Pre-schoolers are not known for their patience. They’d love to do anything but sit and listen to a teacher: play, run about, and chat loudly. If the class included children with additional needs, teachers would require even more attention to handle the class.
The team at Kindle Garden, Singapore’s first inclusive preschool, got together with SG Enable to study this classroom problem: Is there anything more that can be done to engage children’s attention during class?
How about a robot?
Enter Nao, the robot storyteller
Recent studies have found that robots can help improve children’s behaviour in a classroom context. There have even been studies suggesting that robots could benefit children with autism in a one-on-one setting. Bearing these trends in mind, the project team began to explore using Nao, the programmable humanoid robot, as a teaching aid in the classroom.
Nao (pronounced Nah-oh) isn’t just a robot that can be programmed to do exactly what the operator tells it to. It can make sense of its environment through its sensors; it can walk, sit and lie down; and it can converse with humans through its microphones and speakers.
The team began work on Nao to help with one of the most popular classroom activities at Kindle Garden: Storytelling.
The experiment
To make the experiment interesting. the school staff worked with SG Enable to shortlist two storybooks for Nao to read: “On the Bear Hunt” and “Goodnight Gorilla”, because they offered numerous opportunities for dramatisatopn through sound effects. The SG Enable team programmed into Nao various sounds described in the book, such as such as “banging the door shut” and “running down the stairs”.
After it had been programmed, Nao was introduced into the regular storytelling sessions at Kindle Garden over several days. Each story was presented multiple times with slight variations: simple narration without the robot; narration with sound effects from Nao; and narration with Nao’s sounds while teachers helped the children act out the scenes. Scores were assigned to the observed behaviour of children with additional needs—including when they were distracted from the story, whether they could be re-directed to the activity.
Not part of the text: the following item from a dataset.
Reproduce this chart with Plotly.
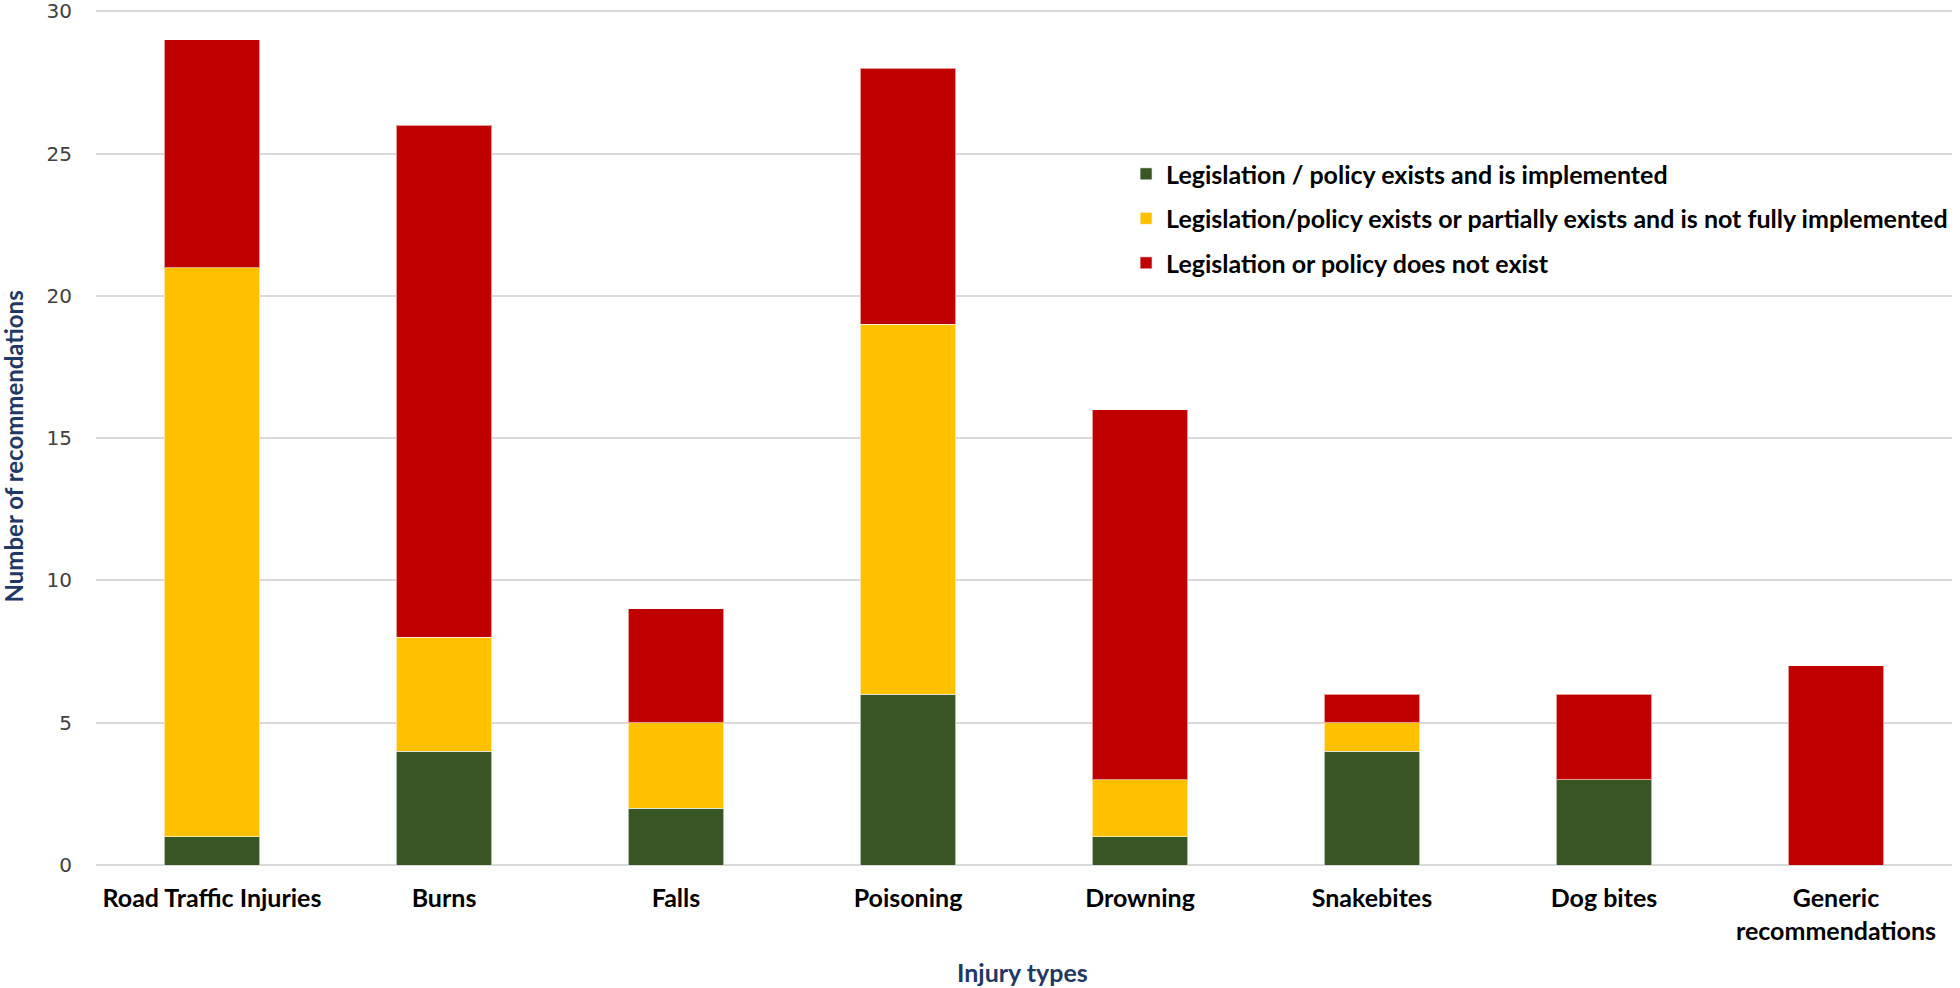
import plotly.graph_objects as go

categories = ["Road Traffic Injuries", "Burns", "Falls", "Poisoning", "Drowning",
              "Snakebites", "Dog bites", "Generic<br>recommendations"]
implemented = [1, 4, 2, 6, 1, 4, 3, 0]
partial = [20, 4, 3, 13, 2, 1, 0, 0]
not_exist = [8, 18, 4, 9, 13, 1, 3, 7]

series_names = ["Legislation / policy exists and is implemented",
                "Legislation/policy exists or partially exists and is not fully implemented",
                "Legislation or policy does not exist"]
colors = ["#375623", "#FFC000", "#C00000"]
y_ticks = [0, 5, 10, 15, 20, 25, 30]

FONT = "Lato, Roboto, sans-serif"
FS = 25

fig = go.Figure()
for i, (name, vals, col) in enumerate(zip(series_names, [implemented, partial, not_exist], colors)):
    fig.add_trace(go.Bar(
        x=categories, y=vals, name=name, legendgroup=str(i),
        marker=dict(color=col, line=dict(color="rgba(255,255,255,0.6)", width=1)),
    ))

fig.update_layout(
    barmode="stack",
    bargap=0.59,
    width=1960, height=988,
    margin=dict(l=96, r=8, t=10, b=123, autoexpand=False),
    plot_bgcolor="white", paper_bgcolor="white",
    font=dict(family=FONT, size=FS, color="black"),
    showlegend=True,
    legend=dict(
        x=0.555, y=0.835, xanchor="left", yanchor="top",
        traceorder="grouped", tracegroupgap=9,
        font=dict(family=FONT, size=FS, color="black", weight="bold"),
        bgcolor="rgba(0,0,0,0)",
    ),
    xaxis=dict(
        showgrid=False, showline=False, zeroline=False,
        tickfont=dict(family=FONT, size=FS, color="black", weight="bold"),
        ticklabelstandoff=16,
        automargin=False,
    ),
    yaxis=dict(
        range=[0, 30.05], tickvals=y_ticks,
        showgrid=True, gridcolor="#D9D9D9", gridwidth=1.5,
        zeroline=True, zerolinecolor="#D9D9D9", zerolinewidth=1.5,
        showline=False,
        tickfont=dict(family="DejaVu Sans", size=20, color="#404040"),
        ticklabelstandoff=23,
        ticklabeloverflow="allow",
        automargin=False,
    ),
    annotations=[
        dict(text="Number of recommendations", textangle=-90,
             xref="paper", yref="paper", x=-0.0445, y=0.49, xanchor="center", yanchor="middle",
             showarrow=False, font=dict(family=FONT, size=24, color="#1F3864", weight="bold")),
        dict(text="Injury types",
             xref="paper", yref="paper", x=0.499, y=-0.125, xanchor="center", yanchor="middle",
             showarrow=False, font=dict(family=FONT, size=FS, color="#1F3864", weight="bold")),
    ],
)

# remove the default 8px page margin so the figure fills the window exactly
fig.write_html("out.html", config={"displayModeBar": False},
               post_script="document.body.style.margin='0';")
The kids love the robot (how could they not?)
Like all experiments, adjustments had to be made along the way. In initial sessions, Nao spoke too fast for the children and had to be slowed down. In later rounds of storytelling, Nao did not respond quickly enough to the children, causing them to lose interest and drift away.
Overall, however, the presence of Nao had a positive effect on the children: They listened attentively and were awed by Nao’s gestures and sound effects. Teachers found the children “very excited and attentive”.
Even the children with additional needs focused well: In one particular session, project team members observed the face of one child, who had cerebral palsy, light up in response to Nao’s actions.
At the end of each experiment, the children were quite reluctant to have Nao leave the class, and looked forward to have the robot back in their midst.
Meet our latest addition to the Story Carnival! His name is Nao, and he’s a storytelling robot! ?
Posted by 398.2 Storytelling Festival Singapore on Friday, 1 September 2017
Nao performing at the 398.2 Storytelling Festival, 1 Sep 2017
The experiment may have been a modest one, but the team was encouraged by the result. “When I saw how Nao was able to keep additional needs children engaged,” said Mr Chan Chee Keong, project lead for the storytelling project, “it reassured me that assistive technology will play an important role in helping additional needs children live independent lives.”
Who knows: If tweaked right, we could be seeing robot storytellers in preschools all over Singapore.